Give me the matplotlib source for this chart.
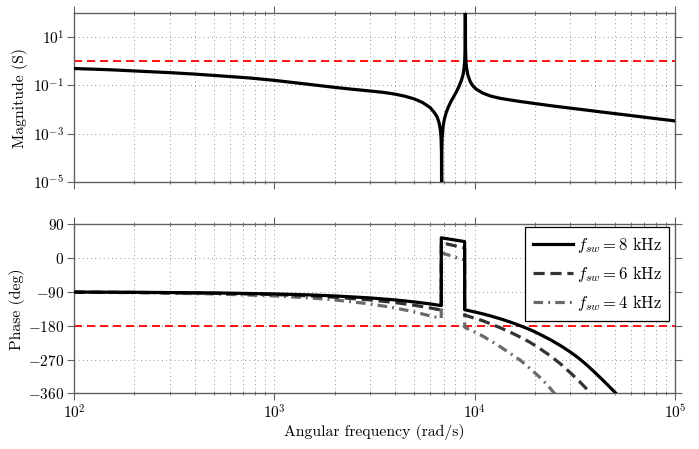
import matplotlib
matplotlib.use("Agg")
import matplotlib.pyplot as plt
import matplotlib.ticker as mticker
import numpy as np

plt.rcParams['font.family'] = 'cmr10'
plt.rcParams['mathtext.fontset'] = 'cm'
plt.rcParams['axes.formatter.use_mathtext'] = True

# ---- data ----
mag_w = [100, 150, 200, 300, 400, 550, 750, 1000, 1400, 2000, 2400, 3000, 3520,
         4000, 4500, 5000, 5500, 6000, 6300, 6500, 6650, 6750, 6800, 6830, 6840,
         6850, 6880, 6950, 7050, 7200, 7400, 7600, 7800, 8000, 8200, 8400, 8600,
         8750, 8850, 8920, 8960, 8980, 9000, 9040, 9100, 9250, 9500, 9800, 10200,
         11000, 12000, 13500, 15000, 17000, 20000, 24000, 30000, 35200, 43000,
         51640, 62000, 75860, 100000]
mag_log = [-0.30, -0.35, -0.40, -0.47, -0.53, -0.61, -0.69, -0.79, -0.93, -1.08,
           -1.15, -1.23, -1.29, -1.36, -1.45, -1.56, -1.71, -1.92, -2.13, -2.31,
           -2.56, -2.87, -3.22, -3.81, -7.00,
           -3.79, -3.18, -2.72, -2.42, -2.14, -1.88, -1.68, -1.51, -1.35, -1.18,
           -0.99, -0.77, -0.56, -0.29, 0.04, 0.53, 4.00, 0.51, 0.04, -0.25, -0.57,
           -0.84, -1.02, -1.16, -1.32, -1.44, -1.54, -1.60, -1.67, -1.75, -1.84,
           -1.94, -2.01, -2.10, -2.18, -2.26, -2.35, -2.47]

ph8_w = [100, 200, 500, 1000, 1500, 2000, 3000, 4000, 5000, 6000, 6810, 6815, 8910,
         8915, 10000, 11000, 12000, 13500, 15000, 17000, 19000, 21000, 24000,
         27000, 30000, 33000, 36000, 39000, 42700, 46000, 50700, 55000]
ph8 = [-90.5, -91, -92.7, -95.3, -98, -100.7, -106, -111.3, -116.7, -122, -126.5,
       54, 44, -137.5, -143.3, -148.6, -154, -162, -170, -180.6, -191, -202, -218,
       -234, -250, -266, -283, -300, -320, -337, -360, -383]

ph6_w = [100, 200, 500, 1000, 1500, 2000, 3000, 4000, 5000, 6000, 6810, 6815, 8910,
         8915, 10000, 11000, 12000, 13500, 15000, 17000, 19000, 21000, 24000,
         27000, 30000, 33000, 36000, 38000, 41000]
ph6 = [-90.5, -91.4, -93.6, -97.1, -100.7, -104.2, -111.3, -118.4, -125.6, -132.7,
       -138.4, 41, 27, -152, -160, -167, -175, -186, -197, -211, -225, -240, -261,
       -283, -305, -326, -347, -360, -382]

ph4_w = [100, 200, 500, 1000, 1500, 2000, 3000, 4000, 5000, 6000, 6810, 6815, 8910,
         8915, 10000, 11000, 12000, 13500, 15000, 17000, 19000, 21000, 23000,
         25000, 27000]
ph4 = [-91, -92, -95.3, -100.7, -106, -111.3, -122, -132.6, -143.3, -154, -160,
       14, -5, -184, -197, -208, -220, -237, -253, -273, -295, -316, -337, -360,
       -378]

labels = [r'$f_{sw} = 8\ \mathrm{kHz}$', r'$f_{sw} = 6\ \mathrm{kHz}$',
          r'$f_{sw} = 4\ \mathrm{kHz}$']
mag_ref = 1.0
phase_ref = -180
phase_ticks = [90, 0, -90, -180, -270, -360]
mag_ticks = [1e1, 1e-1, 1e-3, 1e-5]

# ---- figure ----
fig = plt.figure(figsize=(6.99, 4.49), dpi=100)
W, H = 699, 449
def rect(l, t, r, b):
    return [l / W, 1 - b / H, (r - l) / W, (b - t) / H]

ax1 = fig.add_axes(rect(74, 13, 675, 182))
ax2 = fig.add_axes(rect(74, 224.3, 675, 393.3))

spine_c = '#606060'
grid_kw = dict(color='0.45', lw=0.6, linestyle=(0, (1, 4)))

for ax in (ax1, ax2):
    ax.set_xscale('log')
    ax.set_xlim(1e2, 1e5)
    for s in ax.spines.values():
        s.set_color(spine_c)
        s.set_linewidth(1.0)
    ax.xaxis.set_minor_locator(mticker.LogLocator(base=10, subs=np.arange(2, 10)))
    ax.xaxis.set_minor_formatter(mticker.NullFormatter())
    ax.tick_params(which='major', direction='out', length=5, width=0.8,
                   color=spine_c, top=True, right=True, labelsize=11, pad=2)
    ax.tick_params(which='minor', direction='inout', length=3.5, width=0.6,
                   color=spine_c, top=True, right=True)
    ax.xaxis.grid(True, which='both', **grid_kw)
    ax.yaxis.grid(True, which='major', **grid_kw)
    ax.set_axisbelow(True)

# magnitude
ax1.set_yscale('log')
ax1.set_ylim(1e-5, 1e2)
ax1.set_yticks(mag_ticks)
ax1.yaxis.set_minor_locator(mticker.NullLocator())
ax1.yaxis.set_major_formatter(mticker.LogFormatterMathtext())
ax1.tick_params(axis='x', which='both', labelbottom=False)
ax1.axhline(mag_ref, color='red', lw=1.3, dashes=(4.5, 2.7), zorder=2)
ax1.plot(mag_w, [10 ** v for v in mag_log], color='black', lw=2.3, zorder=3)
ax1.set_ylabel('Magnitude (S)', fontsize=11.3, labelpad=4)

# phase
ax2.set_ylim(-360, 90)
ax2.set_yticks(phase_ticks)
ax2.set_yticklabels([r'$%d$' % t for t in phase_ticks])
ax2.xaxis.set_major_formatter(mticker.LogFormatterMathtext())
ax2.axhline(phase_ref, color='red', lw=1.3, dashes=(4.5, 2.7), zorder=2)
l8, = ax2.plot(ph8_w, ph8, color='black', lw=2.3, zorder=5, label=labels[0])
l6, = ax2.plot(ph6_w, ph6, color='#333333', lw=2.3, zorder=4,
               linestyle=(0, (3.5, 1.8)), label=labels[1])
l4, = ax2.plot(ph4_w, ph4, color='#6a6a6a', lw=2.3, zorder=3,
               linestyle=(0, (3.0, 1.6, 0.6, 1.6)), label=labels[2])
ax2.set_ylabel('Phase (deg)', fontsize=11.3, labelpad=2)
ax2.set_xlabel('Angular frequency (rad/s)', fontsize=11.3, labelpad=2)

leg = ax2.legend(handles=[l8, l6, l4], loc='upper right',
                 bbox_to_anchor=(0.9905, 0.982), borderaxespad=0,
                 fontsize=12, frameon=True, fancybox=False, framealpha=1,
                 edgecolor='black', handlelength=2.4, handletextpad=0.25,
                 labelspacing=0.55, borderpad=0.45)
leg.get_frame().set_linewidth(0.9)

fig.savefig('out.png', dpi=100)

### Given instruction
Copy all the lines of data exactly as they appear, dropping any images.

### Finished exercise
Give me the matplotlib source for this chart.
import matplotlib
matplotlib.use("Agg")
import matplotlib.pyplot as plt
import matplotlib.ticker as mticker
import numpy as np

plt.rcParams['font.family'] = 'cmr10'
plt.rcParams['mathtext.fontset'] = 'cm'
plt.rcParams['axes.formatter.use_mathtext'] = True

# ---- data ----
mag_w = [100, 150, 200, 300, 400, 550, 750, 1000, 1400, 2000, 2400, 3000, 3520,
         4000, 4500, 5000, 5500, 6000, 6300, 6500, 6650, 6750, 6800, 6830, 6840,
         6850, 6880, 6950, 7050, 7200, 7400, 7600, 7800, 8000, 8200, 8400, 8600,
         8750, 8850, 8920, 8960, 8980, 9000, 9040, 9100, 9250, 9500, 9800, 10200,
         11000, 12000, 13500, 15000, 17000, 20000, 24000, 30000, 35200, 43000,
         51640, 62000, 75860, 100000]
mag_log = [-0.30, -0.35, -0.40, -0.47, -0.53, -0.61, -0.69, -0.79, -0.93, -1.08,
           -1.15, -1.23, -1.29, -1.36, -1.45, -1.56, -1.71, -1.92, -2.13, -2.31,
           -2.56, -2.87, -3.22, -3.81, -7.00,
           -3.79, -3.18, -2.72, -2.42, -2.14, -1.88, -1.68, -1.51, -1.35, -1.18,
           -0.99, -0.77, -0.56, -0.29, 0.04, 0.53, 4.00, 0.51, 0.04, -0.25, -0.57,
           -0.84, -1.02, -1.16, -1.32, -1.44, -1.54, -1.60, -1.67, -1.75, -1.84,
           -1.94, -2.01, -2.10, -2.18, -2.26, -2.35, -2.47]

ph8_w = [100, 200, 500, 1000, 1500, 2000, 3000, 4000, 5000, 6000, 6810, 6815, 8910,
         8915, 10000, 11000, 12000, 13500, 15000, 17000, 19000, 21000, 24000,
         27000, 30000, 33000, 36000, 39000, 42700, 46000, 50700, 55000]
ph8 = [-90.5, -91, -92.7, -95.3, -98, -100.7, -106, -111.3, -116.7, -122, -126.5,
       54, 44, -137.5, -143.3, -148.6, -154, -162, -170, -180.6, -191, -202, -218,
       -234, -250, -266, -283, -300, -320, -337, -360, -383]

ph6_w = [100, 200, 500, 1000, 1500, 2000, 3000, 4000, 5000, 6000, 6810, 6815, 8910,
         8915, 10000, 11000, 12000, 13500, 15000, 17000, 19000, 21000, 24000,
         27000, 30000, 33000, 36000, 38000, 41000]
ph6 = [-90.5, -91.4, -93.6, -97.1, -100.7, -104.2, -111.3, -118.4, -125.6, -132.7,
       -138.4, 41, 27, -152, -160, -167, -175, -186, -197, -211, -225, -240, -261,
       -283, -305, -326, -347, -360, -382]

ph4_w = [100, 200, 500, 1000, 1500, 2000, 3000, 4000, 5000, 6000, 6810, 6815, 8910,
         8915, 10000, 11000, 12000, 13500, 15000, 17000, 19000, 21000, 23000,
         25000, 27000]
ph4 = [-91, -92, -95.3, -100.7, -106, -111.3, -122, -132.6, -143.3, -154, -160,
       14, -5, -184, -197, -208, -220, -237, -253, -273, -295, -316, -337, -360,
       -378]

labels = [r'$f_{sw} = 8\ \mathrm{kHz}$', r'$f_{sw} = 6\ \mathrm{kHz}$',
          r'$f_{sw} = 4\ \mathrm{kHz}$']
mag_ref = 1.0
phase_ref = -180
phase_ticks = [90, 0, -90, -180, -270, -360]
mag_ticks = [1e1, 1e-1, 1e-3, 1e-5]

# ---- figure ----
fig = plt.figure(figsize=(6.99, 4.49), dpi=100)
W, H = 699, 449
def rect(l, t, r, b):
    return [l / W, 1 - b / H, (r - l) / W, (b - t) / H]

ax1 = fig.add_axes(rect(74, 13, 675, 182))
ax2 = fig.add_axes(rect(74, 224.3, 675, 393.3))

spine_c = '#606060'
grid_kw = dict(color='0.45', lw=0.6, linestyle=(0, (1, 4)))

for ax in (ax1, ax2):
    ax.set_xscale('log')
    ax.set_xlim(1e2, 1e5)
    for s in ax.spines.values():
        s.set_color(spine_c)
        s.set_linewidth(1.0)
    ax.xaxis.set_minor_locator(mticker.LogLocator(base=10, subs=np.arange(2, 10)))
    ax.xaxis.set_minor_formatter(mticker.NullFormatter())
    ax.tick_params(which='major', direction='out', length=5, width=0.8,
                   color=spine_c, top=True, right=True, labelsize=11, pad=2)
    ax.tick_params(which='minor', direction='inout', length=3.5, width=0.6,
                   color=spine_c, top=True, right=True)
    ax.xaxis.grid(True, which='both', **grid_kw)
    ax.yaxis.grid(True, which='major', **grid_kw)
    ax.set_axisbelow(True)

# magnitude
ax1.set_yscale('log')
ax1.set_ylim(1e-5, 1e2)
ax1.set_yticks(mag_ticks)
ax1.yaxis.set_minor_locator(mticker.NullLocator())
ax1.yaxis.set_major_formatter(mticker.LogFormatterMathtext())
ax1.tick_params(axis='x', which='both', labelbottom=False)
ax1.axhline(mag_ref, color='red', lw=1.3, dashes=(4.5, 2.7), zorder=2)
ax1.plot(mag_w, [10 ** v for v in mag_log], color='black', lw=2.3, zorder=3)
ax1.set_ylabel('Magnitude (S)', fontsize=11.3, labelpad=4)

# phase
ax2.set_ylim(-360, 90)
ax2.set_yticks(phase_ticks)
ax2.set_yticklabels([r'$%d$' % t for t in phase_ticks])
ax2.xaxis.set_major_formatter(mticker.LogFormatterMathtext())
ax2.axhline(phase_ref, color='red', lw=1.3, dashes=(4.5, 2.7), zorder=2)
l8, = ax2.plot(ph8_w, ph8, color='black', lw=2.3, zorder=5, label=labels[0])
l6, = ax2.plot(ph6_w, ph6, color='#333333', lw=2.3, zorder=4,
               linestyle=(0, (3.5, 1.8)), label=labels[1])
l4, = ax2.plot(ph4_w, ph4, color='#6a6a6a', lw=2.3, zorder=3,
               linestyle=(0, (3.0, 1.6, 0.6, 1.6)), label=labels[2])
ax2.set_ylabel('Phase (deg)', fontsize=11.3, labelpad=2)
ax2.set_xlabel('Angular frequency (rad/s)', fontsize=11.3, labelpad=2)

leg = ax2.legend(handles=[l8, l6, l4], loc='upper right',
                 bbox_to_anchor=(0.9905, 0.982), borderaxespad=0,
                 fontsize=12, frameon=True, fancybox=False, framealpha=1,
                 edgecolor='black', handlelength=2.4, handletextpad=0.25,
                 labelspacing=0.55, borderpad=0.45)
leg.get_frame().set_linewidth(0.9)

fig.savefig('out.png', dpi=100)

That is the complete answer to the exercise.